▶ **Set exercise**:
Work through the data line by line, gathering every line that has the word "chart".

▼▼▼

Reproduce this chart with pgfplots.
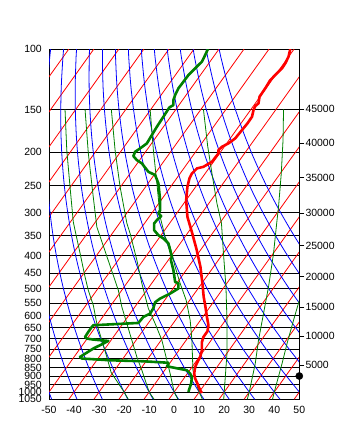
\documentclass[border=0pt]{standalone}
\usepackage{fontspec}
\setmainfont{Liberation Sans}
\usepackage{pgfplots}
\usepackage{pgfplotstable}
\pgfplotsset{compat=1.18}

% pressure levels used to trace the reference curves
\pgfplotstableread{
p
100
105
110
120
130
140
150
165
180
200
220
240
260
280
300
325
350
375
400
430
460
500
540
580
620
660
700
750
800
850
900
950
1000
1050
}\plev

\pgfplotstableread{
p
100
1050
}\pends

% temperature (skewed x, pressure hPa)
\pgfplotstableread{
x p
46.4 100
45.7 105.3
44.4 110.1
43.1 113.8
41.1 117.7
38.4 123.2
36.4 130.2
34.1 137.8
33.7 144.0
32.4 146.7
31.7 150.7
31.1 157.6
29.3 164.7
27.1 172.3
24.4 182.2
21.7 188.4
19.1 192.8
17.7 197.1
17.7 201.5
15.1 213.2
11.7 220.5
9.1 222.9
7.1 230.5
6.1 238.4
5.3 252.2
4.8 275.8
5.3 308.5
7.0 340
9.0 385
10.5 431.7
11.3 482.6
11.8 528.1
12.4 558.4
13.1 604.0
13.7 638.7
13.3 665.0
11.7 690.9
11.1 714.5
11.1 755.4
10.4 790.2
9.3 817.2
8.4 845.1
8.0 883.4
8.4 913.6
9.3 944.8
10.4 988.3
11.1 1006.5
}\tempdata

% dew point
\pgfplotstableread{
x p
13.5 100
12.4 104.1
11.1 108.9
9.7 111.4
7.7 115.2
5.7 119.1
3.7 124.6
1.7 130.2
0.4 136.2
-0.3 140.9
-0.3 145.7
-1.9 148.0
-4.3 157.6
-6.9 168.5
-8.9 178.2
-10.9 188.4
-13.6 194.9
-15.6 199.4
-16.3 205.2
-14.9 210.8
-12.9 215.5
-10.3 228.0
-7.6 233.1
-6.3 246.5
-5.6 275.8
-5.6 295.0
-6.3 301.6
-5.2 307.1
-6.9 315.4
-8.0 322.5
-8.0 337.4
-6.3 348.9
-4.3 356.7
-2.3 368.9
-1.6 385.9
-0.9 403.7
-1.3 412.7
-0.3 441.4
0.4 477.5
1.7 482.6
1.7 499.1
-1.6 516.2
-5.6 533.8
-7.6 547.2
-8.3 569.7
-9.6 590.4
-12.3 604.0
-14.3 628.9
-32.3 638.7
-32.9 646.0
-34.3 668.1
-35.6 690.9
-34.9 698.4
-32.3 703.1
-26.3 709.7
-28.3 722.2
-32.3 746.9
-37.6 790.2
-36.9 798.7
-25.6 807.9
-12.3 813.4
-2.3 821.6
-2.3 829.9
-2.9 841.2
-0.3 848.5
5.1 864.1
6.4 883.4
7.1 903.8
6.8 944.8
6.1 977.1
5.7 999.8
}\dewdata

\definecolor{sgreen}{RGB}{0,128,0}
\definecolor{sred}{RGB}{255,0,0}
\definecolor{sblue}{RGB}{0,0,255}

\begin{document}
\begin{tikzpicture}
\useasboundingbox (0,0) rectangle (341bp,432bp);
\begin{axis}[
  at={(49bp,32.7bp)}, anchor=south west,
  scale only axis, width=250.3bp, height=350.3bp,
  xmin=-50, xmax=50, ymin=100, ymax=1050,
  ymode=log, y dir=reverse,
  xtick={-50,-40,-30,-20,-10,0,10,20,30,40,50},
  xticklabels={-50,-40,-30,-20,-10,0,10,20,30,40,50},
  ytick={100,150,200,250,300,350,400,450,500,550,600,650,700,750,800,850,900,950,1000,1050},
  yticklabels={100,150,200,250,300,350,400,450,500,550,600,650,700,750,800,850,900,950,1000,1050},
  minor ytick={}, minor xtick={},
  major tick length=0pt,
  ymajorgrids, grid style={black, line width=0.9bp},
  axis line style={black, line width=0.9bp},
  tick label style={font=\fontsize{10.5}{12}\selectfont, inner sep=0pt},
  xticklabel style={anchor=base, yshift=-14bp},
  yticklabel style={anchor=east, xshift=-7bp},
  clip=true,
]
% isotherms
\pgfplotsinvokeforeach{-140,-130,...,50}{
  \addplot[sred, line width=0.8bp] table[x expr={#1+42.53*ln(1000/\thisrow{p})}, y=p] {\pends};
}
% dry adiabats
\pgfplotsinvokeforeach{-50,-40,...,100}{
  \addplot[sblue, line width=0.8bp, smooth] table[x expr={(#1+273.15)*(\thisrow{p}/1000)^0.286-273.15+42.53*ln(1000/\thisrow{p})}, y=p] {\plev};
}
% saturated adiabats
\addplot[sgreen, line width=0.8bp] coordinates {(-18.3,1050) (-20,1000) (-25.2,875.8) (-26.9,790.2) (-28.9,706.4) (-30.9,631.4) (-32.3,558.4) (-34.3,504.9) (-35.6,461.7) (-37.6,393.7) (-39.6,337.4) (-40.3,319.1) (-41.6,252.2) (-42.9,197.1) (-43.6,150)};
\addplot[sgreen, line width=0.8bp] coordinates {(-8,1050) (-10,1000) (-12.9,864.1) (-14.9,790.2) (-16.9,706.4) (-18.9,631.4) (-20.9,564.8) (-22.3,504.9) (-27,400) (-30.9,329.9) (-32.5,263.1) (-34.3,201.1) (-35.6,150)};
\addplot[sgreen, line width=0.8bp] coordinates {(1.5,1050) (0,1000) (-1.6,883.4) (-2.9,807.9) (-4.9,706.4) (-7.6,631.4) (-10.3,570.9) (-12.9,482.6) (-14.9,412.7) (-17.6,344.9) (-18.9,321.9) (-21.6,252.2) (-23.6,197.1) (-25.1,150)};
\addplot[sgreen, line width=0.8bp] coordinates {(11.3,1050) (10,1000) (9.1,955.7) (7.5,864.1) (7.1,706.4) (6.4,617.5) (4.8,539.9) (2.4,482.6) (0.4,431.7) (-1.6,377.4) (-3.6,352.9) (-5.6,308.5) (-6.9,246.5) (-8.3,197.1) (-9.6,150)};
\addplot[sgreen, line width=0.8bp] coordinates {(19.8,1050) (20,1000) (21.1,772.5) (21.1,617.5) (20.7,493.8) (19.7,394.5) (18.9,322) (17.1,282) (15.1,230.5) (13.4,192) (11.7,150)};
\addplot[sgreen, line width=0.8bp] coordinates {(29.2,1050) (30,1000) (32.4,826) (33.7,706.4) (35.7,590.4) (37.7,493.8) (39.7,394.5) (41.1,315.4) (41.7,288.5) (42.8,230.5) (43.5,184.3) (43.7,150)};
\addplot[sgreen, line width=0.8bp] coordinates {(39.3,1050) (40,1000) (43.1,826) (45.1,722.2) (47.7,617.5) (50.4,528.1) (52,480)};
% sounding
\addplot[sgreen, line width=2.6bp, line join=round] table[x=x, y=p] {\dewdata};
\addplot[sred, line width=2.6bp, line join=round] table[x=x, y=p] {\tempdata};
\end{axis}
\begin{axis}[
  at={(49bp,32.7bp)}, anchor=south west,
  scale only axis, width=250.3bp, height=350.3bp,
  xmin=-50, xmax=50, ymin=100, ymax=1050,
  ymode=log, y dir=reverse,
  hide x axis,
  axis y line*=right,
  axis line style={black, line width=0.9bp},
  ytick={835.6,687.6,564.9,461.7,374.9,301.0,237.4,188.4,149.9},
  yticklabels={5000,10000,15000,20000,25000,30000,35000,40000,45000},
  minor ytick={},
  tick align=outside, major tick length=5bp,
  tick style={black, line width=0.9bp},
  tick label style={font=\fontsize{10.5}{12}\selectfont, inner sep=0pt},
  yticklabel style={anchor=west, xshift=1bp},
  clip=false,
]
\addplot[only marks, mark=*, mark size=3.6bp, black] coordinates {(50,898)};
\end{axis}
\end{tikzpicture}
\end{document}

▲▲▲

▶ **Finished exercise**:
Reproduce this chart with pgfplots.

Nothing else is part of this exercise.